Demir, bu değişimi kendi isteğiyle yaşıyor. Attığı her adımda bunu net bir şekilde görebiliyoruz. Selin’in mutlu olmasına, onunla olan geleceğine ve ilişkilerine o kadar önem veriyor ki Selin’in sürprizinin içine bir şekilde dâhil olup onu tamamlıyor. Selin ona bir tekneyle güzel bir jest yapmıştı Demir, gün batımı hayalini büyüterek gecenin yakamozlarını da ona hediye etti. İki âşık birlikte hayal kurarken Demir artık kök salmak zorunda olduğunu da fark etmeye başladı. Teknede birlikte bir yere gitme hayalini paylaşırken Selin’in köklerine olan bağlılığını yeniden anladı. Selin ne şirketini ne hayvanlarını ne de evini bırakıp gidebilecek biri değil. Onun öyle büyük hayalleri de yok zaten. Kendi evlerinde Demir’le çocuklarım dediği hayvanları ve tüm sevdikleriyle bir ömür geçirmek istiyor.Olduğu yeri yuvaya çevirerek hayatına değen herkesi de bu güzel mutluluk bulutunun içine dâhil ediyor. Demir de buna dünden gönüllü olarak her adımda o bulutu daha da güzelleştiriyor aslında. Selin’in yokluğunda tüm evi onun resimleriyle süslemesi yetmiyor gibi, geceleri kâbus gördüğünde başucuna ikisinin resimlerini koyuverdi. Ben her zaman yanındayım, demenin en güzel şekliydi bana kalırsa.
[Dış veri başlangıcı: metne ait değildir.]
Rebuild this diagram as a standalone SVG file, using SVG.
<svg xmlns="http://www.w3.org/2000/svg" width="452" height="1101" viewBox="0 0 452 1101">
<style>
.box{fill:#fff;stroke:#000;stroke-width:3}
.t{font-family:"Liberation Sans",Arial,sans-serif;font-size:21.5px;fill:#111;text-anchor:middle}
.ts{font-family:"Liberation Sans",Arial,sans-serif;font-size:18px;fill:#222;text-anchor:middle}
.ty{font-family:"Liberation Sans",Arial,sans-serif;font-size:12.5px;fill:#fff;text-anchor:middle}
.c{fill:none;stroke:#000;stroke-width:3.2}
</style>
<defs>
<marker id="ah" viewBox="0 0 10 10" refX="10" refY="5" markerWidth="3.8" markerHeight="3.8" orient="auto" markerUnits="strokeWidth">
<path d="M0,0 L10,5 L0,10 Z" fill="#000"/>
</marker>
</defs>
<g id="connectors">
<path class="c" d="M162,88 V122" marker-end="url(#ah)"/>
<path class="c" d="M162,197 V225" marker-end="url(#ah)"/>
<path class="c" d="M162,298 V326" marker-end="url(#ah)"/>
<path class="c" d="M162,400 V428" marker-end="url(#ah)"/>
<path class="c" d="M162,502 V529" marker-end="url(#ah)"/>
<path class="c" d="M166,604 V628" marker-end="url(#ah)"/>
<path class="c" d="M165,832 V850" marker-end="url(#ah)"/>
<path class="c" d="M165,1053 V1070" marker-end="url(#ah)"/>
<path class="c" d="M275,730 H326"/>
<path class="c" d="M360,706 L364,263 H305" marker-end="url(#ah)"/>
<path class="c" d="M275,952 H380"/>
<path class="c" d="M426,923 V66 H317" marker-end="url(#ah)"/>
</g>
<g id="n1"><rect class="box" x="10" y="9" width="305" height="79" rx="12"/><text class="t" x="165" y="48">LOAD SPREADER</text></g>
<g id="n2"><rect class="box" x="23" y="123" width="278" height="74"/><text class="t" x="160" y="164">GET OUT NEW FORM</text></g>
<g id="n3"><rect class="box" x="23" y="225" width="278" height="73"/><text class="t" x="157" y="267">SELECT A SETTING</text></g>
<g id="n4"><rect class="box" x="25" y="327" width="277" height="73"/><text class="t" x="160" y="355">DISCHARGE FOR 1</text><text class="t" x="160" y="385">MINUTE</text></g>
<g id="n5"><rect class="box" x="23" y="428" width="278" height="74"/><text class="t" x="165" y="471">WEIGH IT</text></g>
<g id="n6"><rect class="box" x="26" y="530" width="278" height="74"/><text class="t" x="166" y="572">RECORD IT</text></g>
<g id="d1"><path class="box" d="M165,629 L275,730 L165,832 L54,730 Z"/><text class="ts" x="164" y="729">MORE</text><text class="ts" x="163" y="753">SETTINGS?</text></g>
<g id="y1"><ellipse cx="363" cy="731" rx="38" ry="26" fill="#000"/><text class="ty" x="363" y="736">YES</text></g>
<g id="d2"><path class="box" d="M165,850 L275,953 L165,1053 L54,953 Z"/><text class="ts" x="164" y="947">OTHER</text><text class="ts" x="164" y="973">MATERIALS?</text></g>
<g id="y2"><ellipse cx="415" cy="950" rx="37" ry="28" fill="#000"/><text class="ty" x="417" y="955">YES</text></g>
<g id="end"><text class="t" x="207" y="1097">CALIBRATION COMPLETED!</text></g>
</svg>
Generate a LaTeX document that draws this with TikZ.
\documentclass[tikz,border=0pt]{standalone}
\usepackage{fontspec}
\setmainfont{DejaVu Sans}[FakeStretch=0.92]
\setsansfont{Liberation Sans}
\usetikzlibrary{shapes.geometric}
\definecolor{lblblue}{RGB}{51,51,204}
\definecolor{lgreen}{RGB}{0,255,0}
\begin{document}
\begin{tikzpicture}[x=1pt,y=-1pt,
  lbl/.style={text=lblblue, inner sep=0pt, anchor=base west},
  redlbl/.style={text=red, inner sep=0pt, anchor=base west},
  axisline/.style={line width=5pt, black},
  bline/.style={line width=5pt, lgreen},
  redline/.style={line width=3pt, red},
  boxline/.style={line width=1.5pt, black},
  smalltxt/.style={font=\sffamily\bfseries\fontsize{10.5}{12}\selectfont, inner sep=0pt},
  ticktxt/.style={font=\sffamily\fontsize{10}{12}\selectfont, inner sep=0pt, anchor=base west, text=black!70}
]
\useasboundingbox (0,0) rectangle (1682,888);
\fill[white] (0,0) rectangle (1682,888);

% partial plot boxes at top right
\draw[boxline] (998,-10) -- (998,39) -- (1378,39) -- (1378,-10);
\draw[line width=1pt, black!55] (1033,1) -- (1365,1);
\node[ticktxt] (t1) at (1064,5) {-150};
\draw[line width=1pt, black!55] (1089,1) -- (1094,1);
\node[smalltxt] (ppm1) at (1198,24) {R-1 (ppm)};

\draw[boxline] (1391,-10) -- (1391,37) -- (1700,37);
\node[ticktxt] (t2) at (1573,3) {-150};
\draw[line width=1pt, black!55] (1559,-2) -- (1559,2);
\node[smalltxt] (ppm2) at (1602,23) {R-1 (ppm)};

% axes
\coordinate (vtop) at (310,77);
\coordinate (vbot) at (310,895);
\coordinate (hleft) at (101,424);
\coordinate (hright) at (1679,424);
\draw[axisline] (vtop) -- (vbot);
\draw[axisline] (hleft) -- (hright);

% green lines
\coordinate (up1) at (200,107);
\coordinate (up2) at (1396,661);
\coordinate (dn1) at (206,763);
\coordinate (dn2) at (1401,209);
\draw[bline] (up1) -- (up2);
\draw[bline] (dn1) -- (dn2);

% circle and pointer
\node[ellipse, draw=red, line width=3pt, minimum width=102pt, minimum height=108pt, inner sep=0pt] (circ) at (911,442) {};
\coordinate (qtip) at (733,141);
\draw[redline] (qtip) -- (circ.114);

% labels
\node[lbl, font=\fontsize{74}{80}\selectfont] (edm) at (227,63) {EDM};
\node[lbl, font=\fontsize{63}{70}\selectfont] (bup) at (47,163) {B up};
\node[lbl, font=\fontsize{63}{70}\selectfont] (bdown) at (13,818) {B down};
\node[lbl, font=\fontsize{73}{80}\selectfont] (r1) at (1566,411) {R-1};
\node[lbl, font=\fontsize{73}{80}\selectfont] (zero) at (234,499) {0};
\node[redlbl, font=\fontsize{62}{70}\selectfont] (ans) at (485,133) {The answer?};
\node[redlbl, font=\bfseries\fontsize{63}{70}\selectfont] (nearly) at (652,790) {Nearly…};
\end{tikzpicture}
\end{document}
Hayat mucizelerle doludur derler ya her zaman, Selin ve Demir’e bakarak bile bu mucizeyi görebiliriz. Tüm ömrünce sevdikleriyle ve yalnızlıkla sınanan bir adam ve aşkı ilk kez tadan bir kadının yan yana durma mücadelesi onlarınki. Demir belki daha önce de âşık oldu ama değişmedi, kendisi gibi kaldı. Kökleri olmadı, arkadaşları olmadı, kendini bir yere ait hissedemedi. Ona tüm bu duyguları veren Selin oldu. Selin de ömrünce kaybetme korkusuyla yaşayan, her gidenden kendini suçlayan ve birilerine bir şeyler hissetse bile sırf bu duygudan dolayı yaklaşamayan bir kadındı. Bu yüzden hayallerini Demir’le gerçekleştirmek istiyor çünkü daha önce kimse olmadı. İki kayıp ruh, iki yolu belirsiz insan birlikte kendi masallarında mutluluğu yakaladılar. Birbirlerini öyle güzel besleyip büyütüyorlar ki her attıkları adımı hayranlıkla izlememek elde değil. Selin, bir saat önce sevdiğimiz adamlarla aramıza mesafe koyacağız deyip sonra aşkına koşarak tüm önceliklerini değiştirdi. Demir de hayatında sadece acıları, işi ve Vedat’ı olan bir adamken kocaman bir topluluğun içine düştü. Artık Selin’in arkadaşları onun için de çok kıymetli. Çift randevusuna çıktığındaki samimiyeti, Merve ve İbo’yla kurduğu bağı çok güzel. Köksüz ve ne zaman gideceği belli olmayan birine verilecek daha güzel bir hediye siz biliyor musunuz? Ben bilmiyorum açıkçası.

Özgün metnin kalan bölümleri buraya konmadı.